Адмирал изредка поручает мне писать кое-какие бумаги, но в должность свою я порядком еще не вступил. Большую часть бумаг, и именно по морской части, пишет он сам с капитаном Посьетом, который взят по особым поручениям. Мне он объявил, что главною моею обязанностию будет вести журнал всего, что увидим, не знаю для чего, для представления ли отчета или чтоб напечатать со временем. Вы, верно, знаете, что я хотел было воротиться, так болел у меня висок, щека и зубы; адмирал согласился и даже выпросил было мне у посланника казенное поручение, но потом он был очень доволен, когда я остался, сказав, что отъезд мой поставил бы его в большое затруднение, что ему некем заменить меня. Ревматизм мой, слава Богу, пока молчит, чтоб не сглазить только. В субботу (сегодня понедельник) назначено выйти отсюда, но только удастся ли, не знаю. Вон наш транспорт «Двина» хотел было уйти м[еся]ц тому назад, да за противными ветрами стоит еще и теперь на рейде. — Кстати о «Двине»: однажды у нас на фрегате обедали все офицеры с «Двины»; между ними я увидел одного с таким же румянцем и усиками, как у друга моего, Авдотьи Андреевны, и с такими же глазами, какие были у нее, — я тотчас же догадался, что это должен быть Колзаков, подсел к нему, и мы проболтали целый вечер; причем перебрали всех Колзаковых и Вас. Он поручил мне кланяться Вам, а я его просил о том же.

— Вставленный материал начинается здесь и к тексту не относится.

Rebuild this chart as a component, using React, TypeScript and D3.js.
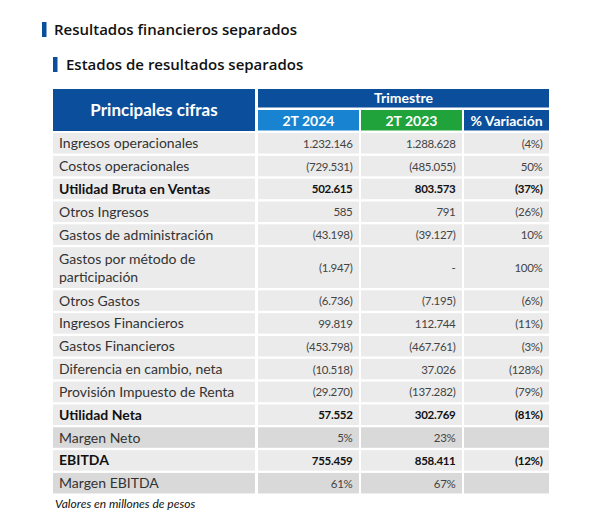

Может быть, это мое последнее письмо к Вам из Англии. Едва ли успею написать еще: надо писать и к своему начальству, и к сослуживцам, и к родным, а времени немного. Я пользуюсь отсутствием адмирала; он воротится из Парижа, куда отвез жену, и, верно, завалит бумагами. До свидания же, не забудьте, ради Бога, меня, пишите мне чаще обо всем по тому адресу, который я послал Кореневу. Если увидите его, скажите, что я ему напишу перед отъездом. Кланяйтесь всем нашим общим приятелям и Анненкову: я думаю, он у Вас теперь — мне завидно.